▶ _PROBLEM DESCRIPTION_: List all lines of the data that include the string "diagram".

### STORED DATA

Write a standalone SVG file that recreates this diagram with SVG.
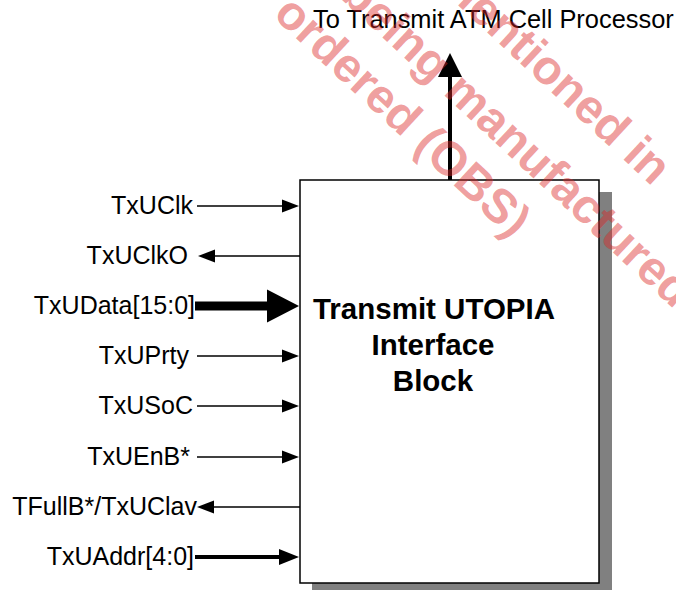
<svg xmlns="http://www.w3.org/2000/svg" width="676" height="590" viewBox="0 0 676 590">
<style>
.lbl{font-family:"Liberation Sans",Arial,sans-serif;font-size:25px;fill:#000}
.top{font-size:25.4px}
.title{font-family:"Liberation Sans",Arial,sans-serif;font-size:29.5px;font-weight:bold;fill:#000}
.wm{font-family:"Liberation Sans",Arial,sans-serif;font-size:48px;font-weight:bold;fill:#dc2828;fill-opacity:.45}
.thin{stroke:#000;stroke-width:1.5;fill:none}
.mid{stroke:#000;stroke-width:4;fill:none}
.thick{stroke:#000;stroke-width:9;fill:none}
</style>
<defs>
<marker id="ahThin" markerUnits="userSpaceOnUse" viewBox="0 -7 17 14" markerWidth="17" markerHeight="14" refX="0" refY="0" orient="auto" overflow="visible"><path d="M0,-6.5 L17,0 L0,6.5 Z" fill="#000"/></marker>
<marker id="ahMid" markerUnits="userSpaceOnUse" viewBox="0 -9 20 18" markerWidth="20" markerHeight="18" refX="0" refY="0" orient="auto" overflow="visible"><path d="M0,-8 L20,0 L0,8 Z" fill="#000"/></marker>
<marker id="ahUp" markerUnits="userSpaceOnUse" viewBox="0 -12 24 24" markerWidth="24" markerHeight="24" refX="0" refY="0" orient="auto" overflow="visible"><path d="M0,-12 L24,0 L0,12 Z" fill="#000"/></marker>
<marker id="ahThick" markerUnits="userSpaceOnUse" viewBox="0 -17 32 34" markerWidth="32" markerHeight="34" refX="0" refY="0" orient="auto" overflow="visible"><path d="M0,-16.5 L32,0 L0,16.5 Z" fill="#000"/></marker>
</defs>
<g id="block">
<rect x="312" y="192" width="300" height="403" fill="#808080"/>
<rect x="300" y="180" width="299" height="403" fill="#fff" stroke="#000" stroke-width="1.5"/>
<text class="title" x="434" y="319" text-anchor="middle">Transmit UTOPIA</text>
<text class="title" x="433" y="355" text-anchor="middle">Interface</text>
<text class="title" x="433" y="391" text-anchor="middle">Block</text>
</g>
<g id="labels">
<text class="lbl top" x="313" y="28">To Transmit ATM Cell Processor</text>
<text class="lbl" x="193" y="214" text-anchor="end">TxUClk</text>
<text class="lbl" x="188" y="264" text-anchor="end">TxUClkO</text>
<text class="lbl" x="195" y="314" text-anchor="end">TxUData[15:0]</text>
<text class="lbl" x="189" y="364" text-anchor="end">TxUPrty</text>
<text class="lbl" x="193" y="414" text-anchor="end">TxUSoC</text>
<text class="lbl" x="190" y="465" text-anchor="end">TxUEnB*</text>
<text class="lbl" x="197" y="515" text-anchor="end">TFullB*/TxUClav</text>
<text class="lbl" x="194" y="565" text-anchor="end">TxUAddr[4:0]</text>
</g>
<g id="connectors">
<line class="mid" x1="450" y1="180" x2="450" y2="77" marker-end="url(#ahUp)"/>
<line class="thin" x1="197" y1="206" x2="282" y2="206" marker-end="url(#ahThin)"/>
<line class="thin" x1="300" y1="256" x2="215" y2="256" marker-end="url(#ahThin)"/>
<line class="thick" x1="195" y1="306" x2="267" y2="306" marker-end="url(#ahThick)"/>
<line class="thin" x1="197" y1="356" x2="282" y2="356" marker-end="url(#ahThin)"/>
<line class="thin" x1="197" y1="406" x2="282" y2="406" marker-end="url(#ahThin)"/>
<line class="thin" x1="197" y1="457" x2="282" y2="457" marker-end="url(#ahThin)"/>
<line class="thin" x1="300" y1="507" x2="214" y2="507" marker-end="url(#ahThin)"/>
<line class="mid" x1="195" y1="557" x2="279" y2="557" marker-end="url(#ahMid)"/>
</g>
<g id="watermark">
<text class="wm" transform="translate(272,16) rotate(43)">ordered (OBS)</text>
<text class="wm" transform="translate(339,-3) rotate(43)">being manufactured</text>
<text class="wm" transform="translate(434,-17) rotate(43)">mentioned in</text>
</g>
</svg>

######
### STORED DATA

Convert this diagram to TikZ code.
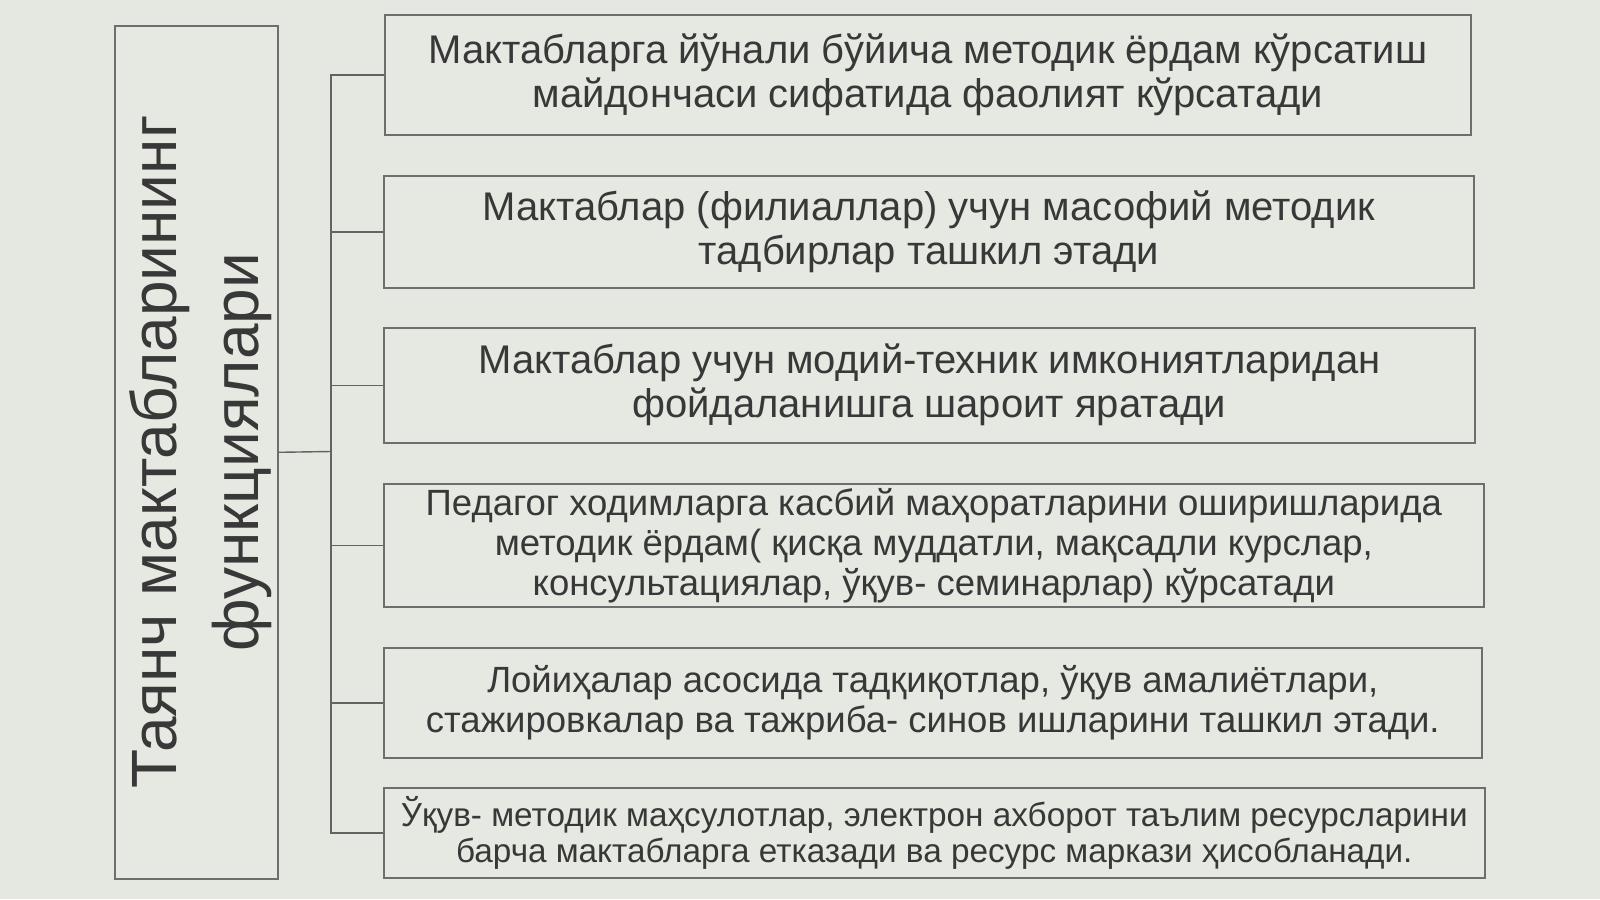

######

▶ _TASK ANSWER_:
Write a standalone SVG file that recreates this diagram with SVG.
Convert this diagram to TikZ code.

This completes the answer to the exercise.